Apart from their use to mitigate multicollinearity for downstream modeling, principal components are most useful for learning about how the variables interact. In fact, the analyst should always provide descriptive profiles of the principal components, both as a reality check for the analyst, as well as to enhance the client's understanding. The analyst should ask, “Do these principal components (which are mathematical entities, after all) correspond to identifiable real-world commonsense behaviors?” If there is a problem with interpretability, then this may indicate some computational or procedural error upstream. If the principal components do correspond to real-world behaviors, then this acts as further validation of their “reality,” as well as providing useful information for the client.

To profile the components, we will work with the rotated component matrix generated by training set (Figure 30.7), which leveraged more records than the test set. Note that Component 1 is a large and complex component, consisting of many predictors, with both positive and negative component weights. This is often the case in PCA, with the first component often representing a general type of phenomenon such as “size,” or “sales.” In fact, without the varimax rotation, the first component would have been even larger.

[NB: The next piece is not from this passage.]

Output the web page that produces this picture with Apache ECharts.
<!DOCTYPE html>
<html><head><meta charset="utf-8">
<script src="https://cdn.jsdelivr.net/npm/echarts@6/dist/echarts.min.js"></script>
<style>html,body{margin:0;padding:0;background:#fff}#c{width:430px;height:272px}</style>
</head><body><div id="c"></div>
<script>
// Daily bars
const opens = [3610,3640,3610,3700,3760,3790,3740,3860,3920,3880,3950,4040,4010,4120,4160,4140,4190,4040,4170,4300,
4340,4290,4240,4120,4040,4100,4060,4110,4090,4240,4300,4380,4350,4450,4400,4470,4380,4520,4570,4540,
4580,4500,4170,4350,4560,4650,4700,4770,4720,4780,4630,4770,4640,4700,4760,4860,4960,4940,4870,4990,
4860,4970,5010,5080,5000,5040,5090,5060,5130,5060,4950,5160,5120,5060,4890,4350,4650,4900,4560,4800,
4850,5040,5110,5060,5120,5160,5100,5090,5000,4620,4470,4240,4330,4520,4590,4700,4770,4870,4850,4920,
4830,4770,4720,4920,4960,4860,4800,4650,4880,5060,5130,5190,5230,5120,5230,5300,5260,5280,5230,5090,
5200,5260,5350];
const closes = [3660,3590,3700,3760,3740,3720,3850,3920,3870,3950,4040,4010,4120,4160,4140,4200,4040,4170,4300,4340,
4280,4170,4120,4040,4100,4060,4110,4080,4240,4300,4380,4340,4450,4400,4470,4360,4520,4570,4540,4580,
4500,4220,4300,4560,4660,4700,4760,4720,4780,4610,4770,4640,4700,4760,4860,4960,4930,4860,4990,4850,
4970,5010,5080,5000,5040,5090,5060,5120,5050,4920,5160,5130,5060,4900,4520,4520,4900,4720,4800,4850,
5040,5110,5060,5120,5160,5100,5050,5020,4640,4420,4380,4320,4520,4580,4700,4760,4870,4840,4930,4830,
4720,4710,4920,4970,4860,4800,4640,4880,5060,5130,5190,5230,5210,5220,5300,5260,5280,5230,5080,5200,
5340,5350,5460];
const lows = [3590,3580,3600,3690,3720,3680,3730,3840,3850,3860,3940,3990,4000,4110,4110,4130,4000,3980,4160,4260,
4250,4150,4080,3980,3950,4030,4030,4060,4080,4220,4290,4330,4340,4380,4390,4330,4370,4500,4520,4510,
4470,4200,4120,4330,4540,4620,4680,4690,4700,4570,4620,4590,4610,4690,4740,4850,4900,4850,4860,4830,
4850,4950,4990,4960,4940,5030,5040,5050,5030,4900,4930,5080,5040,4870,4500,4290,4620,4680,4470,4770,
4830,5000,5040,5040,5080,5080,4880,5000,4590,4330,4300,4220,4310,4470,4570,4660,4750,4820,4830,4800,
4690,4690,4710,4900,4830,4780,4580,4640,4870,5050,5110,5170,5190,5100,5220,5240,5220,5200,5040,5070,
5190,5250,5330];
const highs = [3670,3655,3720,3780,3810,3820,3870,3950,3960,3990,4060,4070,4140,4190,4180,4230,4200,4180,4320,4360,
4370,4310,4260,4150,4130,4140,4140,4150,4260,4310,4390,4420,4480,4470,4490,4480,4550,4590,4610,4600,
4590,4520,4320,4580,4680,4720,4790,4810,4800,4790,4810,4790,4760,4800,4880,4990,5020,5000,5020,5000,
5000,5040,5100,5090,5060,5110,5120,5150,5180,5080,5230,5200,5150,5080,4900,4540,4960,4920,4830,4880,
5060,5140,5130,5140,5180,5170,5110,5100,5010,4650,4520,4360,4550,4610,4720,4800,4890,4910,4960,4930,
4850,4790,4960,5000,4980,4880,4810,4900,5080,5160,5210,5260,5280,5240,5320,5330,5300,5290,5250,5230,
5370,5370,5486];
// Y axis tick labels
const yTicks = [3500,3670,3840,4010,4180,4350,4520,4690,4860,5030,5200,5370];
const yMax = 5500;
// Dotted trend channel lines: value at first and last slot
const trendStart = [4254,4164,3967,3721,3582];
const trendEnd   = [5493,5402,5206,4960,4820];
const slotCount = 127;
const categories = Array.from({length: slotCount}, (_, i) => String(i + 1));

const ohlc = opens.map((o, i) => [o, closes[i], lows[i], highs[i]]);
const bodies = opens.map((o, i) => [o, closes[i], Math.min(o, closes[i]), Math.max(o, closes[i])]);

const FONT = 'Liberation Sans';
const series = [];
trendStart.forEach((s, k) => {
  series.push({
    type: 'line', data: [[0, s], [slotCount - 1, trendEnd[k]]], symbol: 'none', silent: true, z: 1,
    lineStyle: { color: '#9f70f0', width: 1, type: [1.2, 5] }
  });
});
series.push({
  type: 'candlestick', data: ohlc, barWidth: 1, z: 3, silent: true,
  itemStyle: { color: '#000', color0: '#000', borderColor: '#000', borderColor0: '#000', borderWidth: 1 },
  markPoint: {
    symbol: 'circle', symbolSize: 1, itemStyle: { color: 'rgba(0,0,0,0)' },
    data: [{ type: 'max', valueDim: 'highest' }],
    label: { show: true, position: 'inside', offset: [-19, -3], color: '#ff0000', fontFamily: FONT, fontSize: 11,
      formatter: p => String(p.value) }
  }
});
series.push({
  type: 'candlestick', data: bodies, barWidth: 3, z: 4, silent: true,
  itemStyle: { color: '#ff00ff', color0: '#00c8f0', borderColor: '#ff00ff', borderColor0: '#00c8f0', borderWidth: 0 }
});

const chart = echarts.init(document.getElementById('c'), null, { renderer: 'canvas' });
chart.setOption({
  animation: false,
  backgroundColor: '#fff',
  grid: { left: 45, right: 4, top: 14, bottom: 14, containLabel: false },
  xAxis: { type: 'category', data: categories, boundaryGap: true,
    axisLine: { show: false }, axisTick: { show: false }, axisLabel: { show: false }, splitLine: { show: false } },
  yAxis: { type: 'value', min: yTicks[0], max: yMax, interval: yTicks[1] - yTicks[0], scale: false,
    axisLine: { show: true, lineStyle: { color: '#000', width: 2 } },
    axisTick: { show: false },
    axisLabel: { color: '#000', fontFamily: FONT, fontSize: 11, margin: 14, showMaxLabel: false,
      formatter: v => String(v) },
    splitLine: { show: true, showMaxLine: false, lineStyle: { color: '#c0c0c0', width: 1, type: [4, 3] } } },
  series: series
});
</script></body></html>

Table 30.2 indicates the positive and negative weighted predictors in Component 1.

Table 30.2 Predictors with positive and negative weights in Component 1 (“z ln” and “z sqrt” suppressed for clarity)

Positive Component Weight	Negative Component Weight
# Individual items purchased	Days between purchases
Purchase visits	Lifetime average time between visits
Total net sales	Days since purchase
# Different product classes	Product uniformity
Spending months 4 5 6
# Coupons used
Stores
Promo response rate
Spending months 2 3
# Promos responded
Spending at CC store

We would describe Component 1 as measuring “Sales Volume and Frequency.” This component measures sales volume and frequency in many ways, which are as follows:

How many items are purchased?
How often does the customer visit?
How long does the customer go between purchases?
What is the total amount spent?
How many different types of item are bought?
How consistent is the spending over time?
How many different stores has the customer shopped at?
How often does the customer respond to promotions?

All of these questions converge on what we have entitled Component 1: Sales Volume and Frequency. It is not surprising that these variables rise and fall together, and that they are thereby highly correlated.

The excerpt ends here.